Em relação à isenção de multa à OEC por atraso no prazo estabelecido, a gestão Paes afirmou que os abonos “se justificam em função de fatores como a necessidade de remanejamentos de redes elétricas, de água, gás, desapropriações e ajustes de projetos que são recorrentes a obras deste porte”.
“Essas medidas visam sempre minimizar os impactos no andamento da obra, mantendo a viabilidade do cronograma global”, disse a secretaria.
A pasta afirmou ainda que já foram entregues o mergulhão da avenida Cesário de Melo e rotatórias da rua Artur Rios e da Estrada da Caroba.
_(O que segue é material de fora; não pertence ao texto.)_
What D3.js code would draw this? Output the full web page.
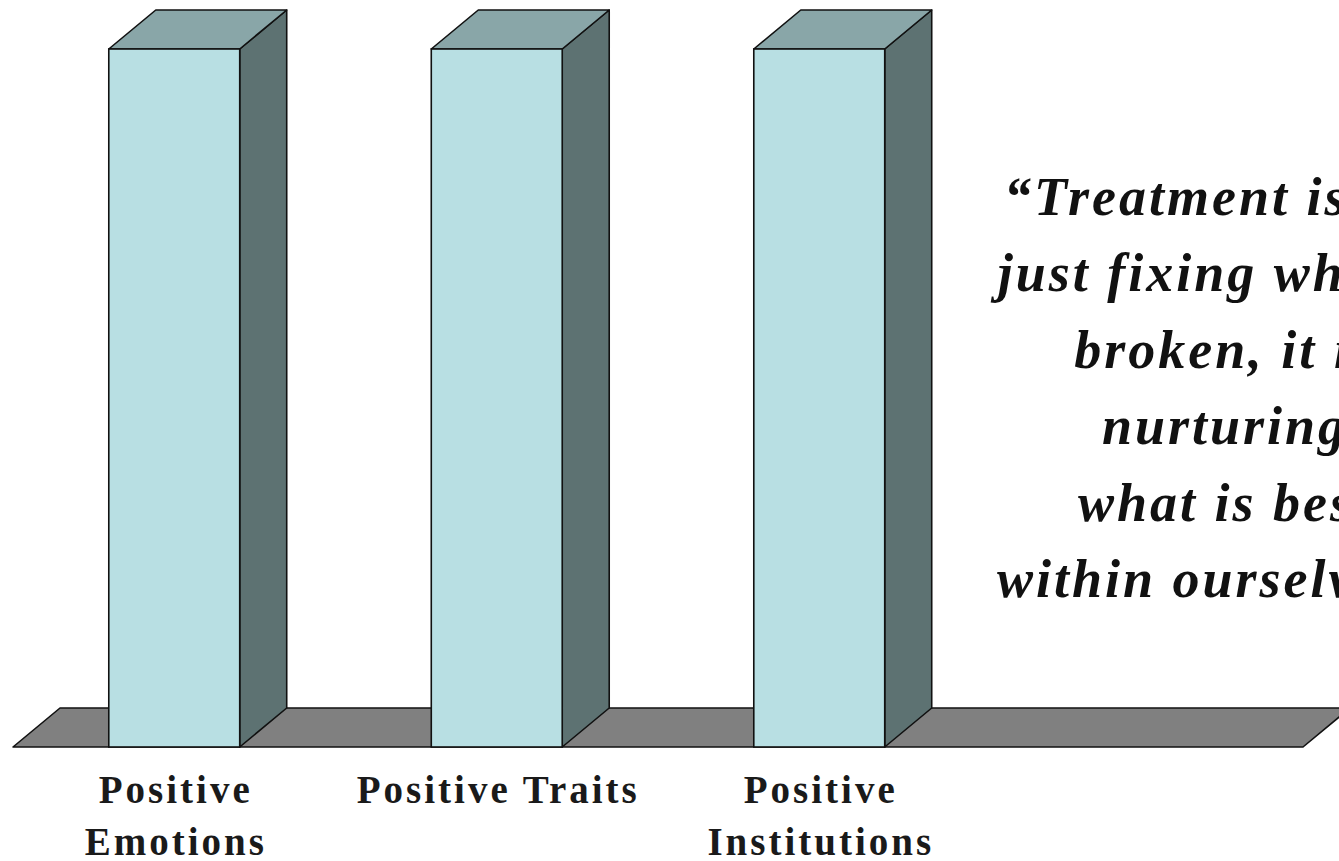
<!DOCTYPE html>
<html>
<head>
<meta charset="utf-8">
<script src="https://cdn.jsdelivr.net/npm/d3@7"></script>
<style>
  html, body { margin: 0; padding: 0; background: #ffffff; }
  svg { display: block; }
</style>
</head>
<body>
<svg id="chart" width="1339" height="861"></svg>
<script>
// ---- data ----
const categories = ["Positive Emotions", "Positive Traits", "Positive Institutions"];
const labelLines = [["Positive", "Emotions"], ["Positive Traits"], ["Positive", "Institutions"]];
const values = [100, 100, 100];
const quoteLines = [
  "\u201CTreatment is not",
  "just fixing what is",
  "broken, it is",
  "nurturing",
  "what is best",
  "within ourselves.\u201D"
];

// ---- layout ----
const W = 1339, H = 861;
const svg = d3.select("#chart");
const depthX = 47, depthY = -39;

const x = d3.scaleBand()
  .domain(categories)
  .range([13, 980.5])
  .paddingInner(0.594)
  .paddingOuter(0.297);

const y = d3.scaleLinear().domain([0, 100]).range([747, 49]);

const floorLeft = x.range()[0];
const floorRight = x.range()[1] + x.step();
const y0 = y(0);

// floor
svg.append("path")
  .attr("d", `M${floorLeft},${y0} L${floorLeft + depthX},${y0 + depthY} L${floorRight + depthX},${y0 + depthY} L${floorRight},${y0} Z`)
  .attr("fill", "#808080")
  .attr("stroke", "#111")
  .attr("stroke-width", 1.6)
  .attr("stroke-linejoin", "round");

// bars
const bars = svg.append("g").selectAll("g")
  .data(categories.map((c, i) => ({ c, v: values[i] })))
  .join("g");

bars.append("path") // side
  .attr("d", d => {
    const x1 = x(d.c) + x.bandwidth(), yt = y(d.v);
    return `M${x1},${yt} L${x1 + depthX},${yt + depthY} L${x1 + depthX},${y0 + depthY} L${x1},${y0} Z`;
  })
  .attr("fill", "#5d7272")
  .attr("stroke", "#111").attr("stroke-width", 1.6).attr("stroke-linejoin", "round");

bars.append("path") // top
  .attr("d", d => {
    const x0 = x(d.c), x1 = x0 + x.bandwidth(), yt = y(d.v);
    return `M${x0},${yt} L${x0 + depthX},${yt + depthY} L${x1 + depthX},${yt + depthY} L${x1},${yt} Z`;
  })
  .attr("fill", "#89a6a8")
  .attr("stroke", "#111").attr("stroke-width", 1.6).attr("stroke-linejoin", "round");

bars.append("rect") // front
  .attr("x", d => x(d.c))
  .attr("y", d => y(d.v))
  .attr("width", x.bandwidth())
  .attr("height", d => y0 - y(d.v))
  .attr("fill", "#b8dfe3")
  .attr("stroke", "#111").attr("stroke-width", 1.6);

// category labels
const lab = svg.append("g")
  .attr("font-family", "'Liberation Serif', 'Times New Roman', serif")
  .attr("font-weight", "bold")
  .attr("font-size", 39)
  .attr("letter-spacing", 3)
  .attr("fill", "#1a1a1a")
  .attr("text-anchor", "middle");

categories.forEach((c, i) => {
  const cx = x(c) + x.bandwidth() / 2 + 1.5;
  const t = lab.append("text").attr("x", cx).attr("y", 803);
  labelLines[i].forEach((ln, j) => {
    t.append("tspan")
      .attr("x", cx)
      .attr("y", 803 + j * 52)
      .text(ln);
  });
});

// quote
const q = svg.append("g")
  .attr("font-family", "'Liberation Serif', 'Times New Roman', serif")
  .attr("font-weight", "bold")
  .attr("font-style", "italic")
  .attr("font-size", 54)
  .attr("letter-spacing", 3)
  .attr("fill", "#111")
  .attr("text-anchor", "middle");

quoteLines.forEach((ln, i) => {
  q.append("text")
    .attr("x", 1225)
    .attr("y", 215 + i * 76.4)
    .text(ln);
});
</script>
</body>
</html>
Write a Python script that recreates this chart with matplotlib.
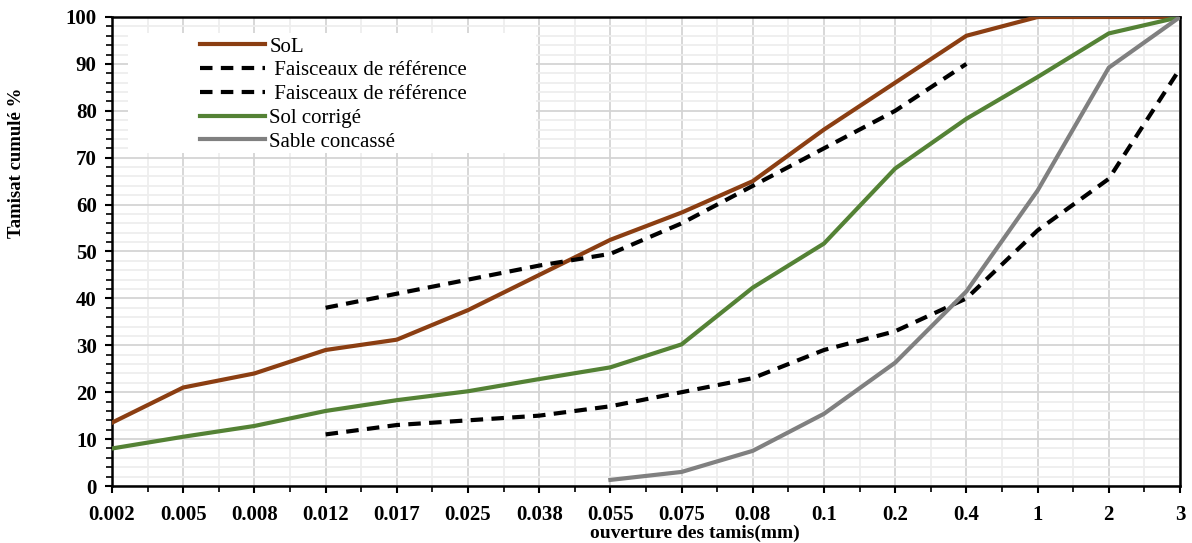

O município afirmou ainda que “a limitação de consórcios com mais de três empresas teve como objetivo garantir a contratação de grupos com capacidade técnica e financeira compatível com a complexidade das obras”.
“No momento da licitação, a OEC não estava em recuperação judicial. Ainda assim, não existe nada na legislação que impedisse a participação da empresa no certame. As duas licitações vencidas pela OEC ocorreram dentro do devido processo legal e em total obediência à legislação e ao princípio da ampla concorrência.”